At 3:41 PM, Blogger Richard Layman said...

Thank you for that link. In the grassroots communications post, I think I included an old Ted Rall cartoon that makes some of the same points.

2. but yes, a big response in the 1960s was a anti-protest architectural design framework. E.g., the Admin. building at the U of Michigan has slits for windows.

At 2:45 PM, Anonymous Anonymous said...

few seem to take into consideration the effects of mass protestors on the actual residents who live in DC. Outside of the National Mall, which is maintained by the NPS, any mayhem or craziness caused by protestors is paid for by local DC tax dollars. Many people resent this deeply- and outsiders or folks not from the city seldom recognize these feelings or take them seriously.

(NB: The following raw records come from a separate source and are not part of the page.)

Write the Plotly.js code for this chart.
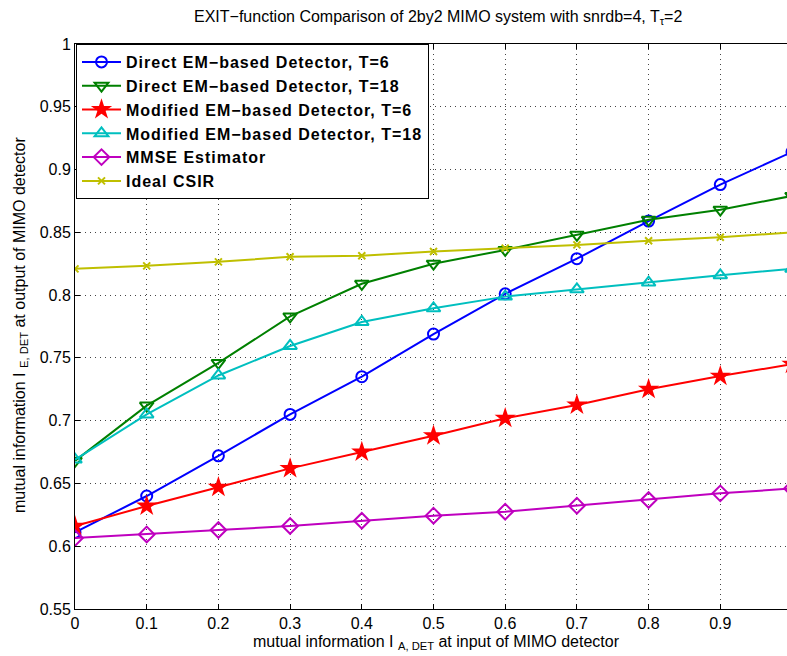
<!DOCTYPE html>
<html>
<head>
<meta charset="utf-8">
<script src="https://cdn.plot.ly/plotly-3.0.1.min.js"></script>
<style>html,body{margin:0;padding:0;background:#fff;}#chart{width:787px;height:656px;}
.legendtext{letter-spacing:1px;}</style>
</head>
<body>
<div id="chart"></div>
<script>
var xValues = [0, 0.1, 0.2, 0.3, 0.4, 0.5, 0.6, 0.7, 0.8, 0.9, 1.0];
var directT6 = [0.611, 0.640, 0.672, 0.705, 0.735, 0.769, 0.801, 0.829, 0.859, 0.888, 0.914];
var directT18 = [0.668, 0.712, 0.746, 0.783, 0.809, 0.825, 0.836, 0.848, 0.860, 0.868, 0.879];
var modifiedT6 = [0.616, 0.632, 0.647, 0.662, 0.675, 0.688, 0.702, 0.7125, 0.725, 0.7355, 0.745];
var modifiedT18 = [0.669, 0.705, 0.736, 0.7595, 0.7786, 0.7895, 0.7988, 0.8046, 0.810, 0.8158, 0.821];
var mmse = [0.6065, 0.6094, 0.6129, 0.6161, 0.6203, 0.6243, 0.6275, 0.6323, 0.6368, 0.6421, 0.646];
var idealCSIR = [0.8209, 0.8233, 0.8265, 0.8305, 0.8313, 0.8348, 0.8374, 0.8400, 0.8433, 0.8461, 0.850];
var seriesNames = ["Direct EM\u2212based Detector, T=6", "Direct EM\u2212based Detector, T=18",
  "Modified EM\u2212based Detector, T=6", "Modified EM\u2212based Detector, T=18",
  "MMSE Estimator", "Ideal CSIR"];
var yTicks = [0.55, 0.6, 0.65, 0.7, 0.75, 0.8, 0.85, 0.9, 0.95, 1];
var xTicks = [0, 0.1, 0.2, 0.3, 0.4, 0.5, 0.6, 0.7, 0.8, 0.9];

var W = 787, H = 656, L = 75, R = 0, T = 44, B = 47;
var pw = W - L - R, ph = H - T - B;
function px(x){ return (x - L) / pw; }
function py(y){ return (H - B - y) / ph; }

function mk(y, name, color, symbol, size, lw){
  return {x: xValues, y: y, name: name, type: 'scatter', mode: 'lines+markers',
    line: {color: color, width: 2},
    marker: {symbol: symbol, size: size, color: color, line: {color: color, width: lw}}};
}
var data = [
  mk(directT6, seriesNames[0], '#0000ff', 'circle-open', 11, 2),
  mk(directT18, seriesNames[1], '#008000', 'triangle-down-open', 12, 2),
  mk(modifiedT6, seriesNames[2], '#ff0000', 'star', 16, 0),
  mk(modifiedT18, seriesNames[3], '#00bfbf', 'triangle-up-open', 12, 2),
  mk(mmse, seriesNames[4], '#bf00bf', 'diamond-open', 12, 2),
  mk(idealCSIR, seriesNames[5], '#bfbf00', 'x-thin', 7, 2)
];
var font = 'Liberation Sans, Arial, Helvetica, sans-serif';
var layout = {
  width: W, height: H,
  margin: {l: L, r: R, t: T, b: B, pad: 0},
  paper_bgcolor: '#fff', plot_bgcolor: '#fff',
  font: {family: font, size: 16, color: '#000'},
  showlegend: true,
  legend: {x: px(76), y: 1, xanchor: 'left', yanchor: 'top', bgcolor: '#fff',
    bordercolor: '#000', borderwidth: 1, itemwidth: 39,
    font: {family: font, size: 16, color: '#000', weight: 'bold'},
    tracegroupgap: 0},
  xaxis: {range: [0, pw / 717], tickmode: 'array', tickvals: xTicks, ticktext: xTicks.map(String),
    showgrid: true, gridcolor: '#444', griddash: '1px,4px', gridwidth: 1,
    zeroline: false, showline: true, linecolor: '#000', linewidth: 1, mirror: 'ticks',
    ticks: 'inside', ticklen: 5, tickcolor: '#000', tickfont: {size: 16, family: font, color: '#000'}},
  yaxis: {range: [0.55, 1], tickmode: 'array', tickvals: yTicks, ticktext: yTicks.map(String),
    showgrid: true, gridcolor: '#444', griddash: '1px,4px', gridwidth: 1,
    zeroline: false, showline: true, linecolor: '#000', linewidth: 1, mirror: false,
    ticks: 'inside', ticklen: 5, tickcolor: '#000', tickfont: {size: 16, family: font, color: '#000'}},
  annotations: [
    {text: 'EXIT\u2212function Comparison of 2by2 MIMO system with snrdb=4, T<sub>\u03c4</sub>=2',
     xref: 'paper', yref: 'paper', x: px(438), y: py(17), xanchor: 'center', yanchor: 'middle',
     showarrow: false, font: {size: 16, family: font, color: '#000'}},
    {text: 'mutual information I <sub>A, DET</sub> at input of MIMO detector',
     xref: 'paper', yref: 'paper', x: px(436), y: py(642), xanchor: 'center', yanchor: 'middle',
     showarrow: false, font: {size: 16, family: font, color: '#000'}},
    {text: 'mutual information I <sub>E, DET</sub> at output of MIMO detector',
     xref: 'paper', yref: 'paper', x: px(20), y: py(325), xanchor: 'center', yanchor: 'middle',
     textangle: -90, showarrow: false, font: {size: 16, family: font, color: '#000'}}
  ]
};
Plotly.newPlot('chart', data, layout, {displayModeBar: false, staticPlot: true});
</script>
</body>
</html>
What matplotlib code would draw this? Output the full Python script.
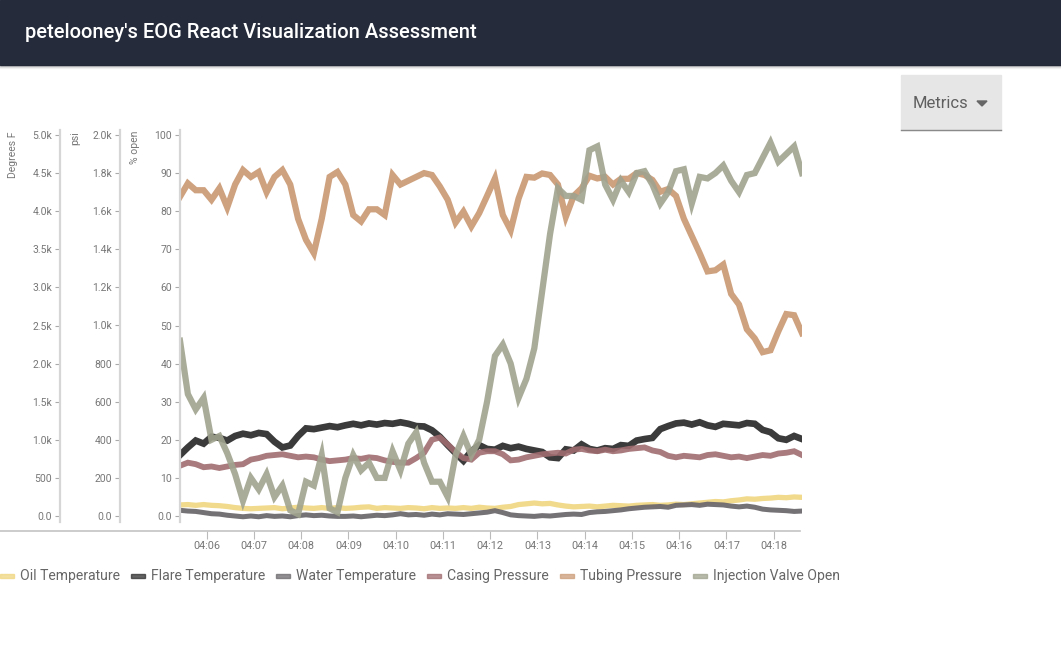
import numpy as np
import matplotlib.pyplot as plt
import matplotlib.dates as mdates
from matplotlib.patches import Rectangle, Polygon
from matplotlib.lines import Line2D

plt.rcParams['font.family'] = ['Roboto', 'DejaVu Sans']

# readings every 10 seconds, starting 04:05:26
start = np.datetime64('2020-01-01T04:05:26')
times = start + np.arange(80) * np.timedelta64(10, 's')

# Degrees F
oil_temp = [145, 150, 140, 150, 140, 135, 125, 110, 100, 95,
            100, 105, 110, 95, 105, 115, 105, 100, 110, 100,
            110, 100, 105, 115, 120, 100, 110, 105, 100, 110,
            105, 95, 110, 100, 105, 100, 110, 100, 115, 105,
            100, 115, 125, 150, 160, 170, 160, 165, 145, 130,
            120, 125, 130, 120, 130, 140, 135, 130, 140, 145,
            150, 140, 145, 155, 150, 160, 170, 180, 190, 185,
            200, 210, 225, 220, 230, 235, 245, 240, 250, 245]
flare_temp = [800, 900, 990, 950, 1040, 1025, 990, 1050, 1080, 1060,
              1090, 1075, 975, 900, 925, 1050, 1150, 1140, 1160, 1180,
              1165, 1190, 1210, 1190, 1215, 1200, 1220, 1210, 1230, 1210,
              1180, 1175, 1125, 1040, 930, 825, 725, 850, 930, 880,
              870, 920, 890, 910, 880, 860, 840, 770, 760, 875,
              860, 940, 880, 860, 890, 880, 930, 920, 990, 1010,
              1025, 1140, 1180, 1215, 1225, 1200, 1230, 1190, 1170, 1210,
              1200, 1190, 1220, 1210, 1130, 1100, 1020, 1000, 1050, 1010]
water_temp = [75, 65, 60, 45, 30, 25, 10, 0, -10, 0,
              -10, 5, -5, 0, -10, 5, 15, 5, 10, 0,
              -5, -5, 0, -10, 0, 10, 5, 15, 30, 15,
              20, 10, 25, 15, 30, 25, 20, 30, 40, 50,
              70, 45, 15, 5, 0, -5, 5, 0, 10, 20,
              25, 20, 45, 55, 60, 70, 80, 95, 105, 115,
              120, 125, 115, 140, 145, 150, 140, 155, 150, 145,
              130, 120, 130, 115, 90, 80, 75, 70, 60, 65]
# psi
casing_pressure = [264, 280, 272, 256, 260, 252, 260, 268, 272, 296,
                   304, 316, 320, 324, 316, 308, 312, 308, 296, 288,
                   292, 296, 304, 300, 308, 304, 292, 284, 280, 280,
                   304, 332, 400, 412, 376, 336, 304, 296, 332, 340,
                   340, 324, 292, 296, 308, 316, 324, 328, 332, 328,
                   348, 352, 344, 340, 348, 340, 344, 352, 356, 360,
                   344, 336, 316, 308, 316, 312, 308, 320, 324, 316,
                   308, 312, 304, 312, 320, 316, 328, 332, 340, 320]
tubing_pressure = [1676, 1746, 1710, 1710, 1660, 1720, 1620, 1740, 1816, 1780,
                   1806, 1700, 1780, 1816, 1740, 1560, 1450, 1380, 1560, 1780,
                   1806, 1740, 1580, 1546, 1610, 1610, 1580, 1790, 1740, 1760,
                   1780, 1800, 1790, 1730, 1660, 1540, 1598, 1520, 1590, 1680,
                   1772, 1580, 1500, 1666, 1780, 1776, 1798, 1790, 1740, 1570,
                   1680, 1720, 1786, 1772, 1780, 1740, 1770, 1770, 1800, 1790,
                   1764, 1702, 1716, 1680, 1560, 1470, 1380, 1284, 1290, 1320,
                   1166, 1110, 980, 932, 860, 870, 970, 1060, 1054, 960]
# % open
injection_valve = [46, 32, 28, 31, 20, 21, 16.5, 11, 4, 10,
                   7, 11, 5, 8, 1.5, 0.5, 9, 8, 16, 2,
                   1, 10, 16, 12, 14, 10, 10, 17, 12, 19,
                   22, 14, 9, 9, 5, 16, 21, 16, 20, 30,
                   42, 45, 40, 31, 36, 44, 59, 74, 86, 84,
                   84, 83, 96, 97, 87, 83, 88, 85, 90, 90.5,
                   87, 82, 85, 90.5, 91, 82, 89, 88.6, 90, 92,
                   88, 85, 89.5, 90, 94, 98, 93, 95, 97, 90]

names = ['Oil Temperature', 'Flare Temperature', 'Water Temperature',
         'Casing Pressure', 'Tubing Pressure', 'Injection Valve Open']
colors = ['#f0d680', '#303030', '#6e6a6e', '#a06c70', '#cc9c78', '#a0a38e']

temp_ticks = [0, 500, 1000, 1500, 2000, 2500, 3000, 3500, 4000, 4500, 5000]
temp_labels = ['0.0', '500', '1.0k', '1.5k', '2.0k', '2.5k', '3.0k', '3.5k', '4.0k', '4.5k', '5.0k']
psi_ticks = [0, 200, 400, 600, 800, 1000, 1200, 1400, 1600, 1800, 2000]
psi_labels = ['0.0', '200', '400', '600', '800', '1.0k', '1.2k', '1.4k', '1.6k', '1.8k', '2.0k']
pct_ticks = [0, 10, 20, 30, 40, 50, 60, 70, 80, 90, 100]
pct_labels = ['0.0', '10', '20', '30', '40', '50', '60', '70', '80', '90', '100']

W, H = 1061, 654


def fx(px):
    return px / W


def fy(py):
    return 1 - py / H


fig = plt.figure(figsize=(W / 100, H / 100), dpi=100)

# header bar
fig.patches.append(Rectangle((0, fy(65)), 1, 65 / H, color='#252b3a', transform=fig.transFigure, zorder=0))
for k, a in enumerate([0.18, 0.09, 0.04]):
    fig.add_artist(Line2D([0, 1], [fy(66 + k)] * 2, color='#000000', alpha=a, lw=1))
fig.text(fx(25), fy(33), "petelooney's EOG React Visualization Assessment", color='white',
         fontsize=14.5, fontweight='medium', va='center', ha='left')

# metrics dropdown
fig.patches.append(Rectangle((fx(901), fy(130)), fx(100), 55 / H, color='#e6e6e6', transform=fig.transFigure))
fig.add_artist(Line2D([fx(901), fx(1001)], [fy(130)] * 2, color='#8a8a8a', lw=1))
fig.text(fx(913), fy(103), 'Metrics', color='#5f5f5f', fontsize=12, va='center', ha='left')
fig.patches.append(Polygon([(fx(977), fy(101)), (fx(987), fy(101)), (fx(982), fy(106))],
                           closed=True, color='#666666', transform=fig.transFigure))

# chart
ax_t = fig.add_axes([fx(180), fy(522), fx(802) - fx(180), fy(130) - fy(522)])
ax_p = ax_t.twinx()
ax_v = ax_t.twinx()

ax_t.set_ylim(-78.7, 5065.6)
ax_p.set_ylim(-31.5, 2026.2)
ax_v.set_ylim(-1.57, 101.31)


def style_y(a, offset_pt, ticks, labels):
    a.yaxis.set_ticks_position('left')
    a.yaxis.set_label_position('left')
    for s in ('top', 'right'):
        a.spines[s].set_visible(False)
    a.spines['left'].set_visible(True)
    a.spines['left'].set_position(('outward', offset_pt))
    a.spines['left'].set_color('#d6d6d6')
    a.spines['left'].set_linewidth(1.6)
    a.set_yticks(ticks)
    a.set_yticklabels(labels)
    a.tick_params(axis='y', length=3.6, width=0.8, color='#aaaaaa',
                  labelsize=7.5, labelcolor='#777777', pad=2)


style_y(ax_t, 86.4, temp_ticks, temp_labels)
style_y(ax_p, 43.2, psi_ticks, psi_labels)
style_y(ax_v, 0, pct_ticks, pct_labels)
ax_p.spines['bottom'].set_visible(False)
ax_v.spines['bottom'].set_visible(False)

ax_t.plot(times, oil_temp, color=colors[0], lw=3.8, alpha=0.9, solid_joinstyle='miter')
ax_t.plot(times, flare_temp, color=colors[1], lw=4.8, alpha=0.95, solid_joinstyle='miter')
ax_t.plot(times, water_temp, color=colors[2], lw=3.6, alpha=0.95, solid_joinstyle='miter')
ax_p.plot(times, casing_pressure, color=colors[3], lw=4.2, alpha=0.9, solid_joinstyle='miter')
ax_p.plot(times, tubing_pressure, color=colors[4], lw=4.5, alpha=0.95, solid_joinstyle='miter')
ax_v.plot(times, injection_valve, color=colors[5], lw=4.5, alpha=0.9, solid_joinstyle='miter')

ax_t.set_xlim(times[0], times[-1])
ax_t.xaxis.set_major_locator(mdates.MinuteLocator())
ax_t.xaxis.set_major_formatter(mdates.DateFormatter('%H:%M'))
ax_t.spines['bottom'].set_position(('outward', 6.5))
ax_t.spines['bottom'].set_color('none')
ax_t.tick_params(axis='x', length=6, width=0.8, color='#bbbbbb', labelsize=7.8,
                 labelcolor='#777777', pad=1.5)
fig.add_artist(Line2D([0, fx(800)], [fy(531)] * 2, color='#c4c4c4', lw=1.2))

# axis titles
fig.text(fx(13.5), fy(131), 'Degrees F', rotation=90, ha='center', va='top', fontsize=7.5, color='#777777')
fig.text(fx(75.5), fy(131), 'psi', rotation=90, ha='center', va='top', fontsize=7.5, color='#777777')
fig.text(fx(135), fy(131), '% open', rotation=90, ha='center', va='top', fontsize=7.5, color='#777777')

# legend row
renderer = fig.canvas.get_renderer()
x = 0
for name, c in zip(names, colors):
    fig.patches.append(Rectangle((fx(x), fy(578)), fx(14), 4 / H, color=c, alpha=0.75,
                                 transform=fig.transFigure))
    t = fig.text(fx(x + 20), fy(576), name, ha='left', va='center', fontsize=10.1, color='#666666')
    bb = t.get_window_extent(renderer)
    x = bb.x1 + 11

fig.savefig('out.png', dpi=100)
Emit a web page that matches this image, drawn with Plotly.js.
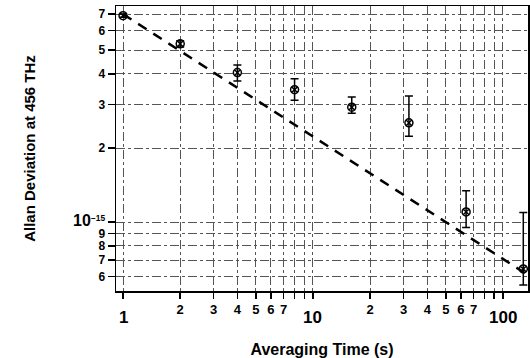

At 2:48 PM, Anonymous Anonymous said...

there is no magic federal police force or fire and rescue paid for by the federal government for when people get out of control- or for when they throw trash around or break things in the local city. Its one thing to spend money on local businesses and to be relatively passive and orderly- as were the women after the Inaugural, but more often than not protests victimize local people or businesses here in DC. Its not all fun & games for everyone in this.

At 6:06 PM, Blogger Richard Layman said...

that's a price you pay for democracy. What sparked my original interest in writing about this was complaints on an H St. listserv about the Answer Coalition posters being plastered around the neighborhood.

At 10:12 AM, Anonymous Anonymous said...

its more than that- it goes along with the lack of representation as a major local issue and we get totally ignored by people from elsewhere on this. Back when the KKK threatened to march in DC in 1983 and backed out at the last minute- a riot ensued in downtown DC- and over $30,000 in broken windows and property damage were done to my cousins restaurant- nowhere was to be seen the feds- or any police - helping out in this or helping to stop the violence - which wound up affecting local people more than making national news. It is a lame excuse to say its part of democracy when this sort of malevolent activity victimizes people directly . The feds should compensate local DC businesses and property owners when protestors do damage or cause problems . They take police protection away form the neighborhoods while they are looking after these foolish people.

At 11:50 AM, Blogger Richard Layman said...

cf. Vancouver, Seattle, Toronto, etc. and the impact of similar kinds of damage.

There is a price to pay to be in a world capital. There's also a benefit. DC wouldn't exist were it not for the national capital. Maybe Georgetown would have gotten bigger, but you'd be living in Georgetown.

No demonstrations probably. But a much smaller economy.

At 2:59 PM, Anonymous Anonymous said...

talk to the guys and gals on the 32 bus I was on the other day- they feel exactly as I do- we have no choice but to pay for all of the cleanup for these people who would NEVER think to do anything like this in their hometowns.

At 6:07 PM, Blogger Richard Layman said...

um, not the case. The black bloc anarchists wreck their cities too (cf. Seattle, Oakland, SF, Berkeley, etc.).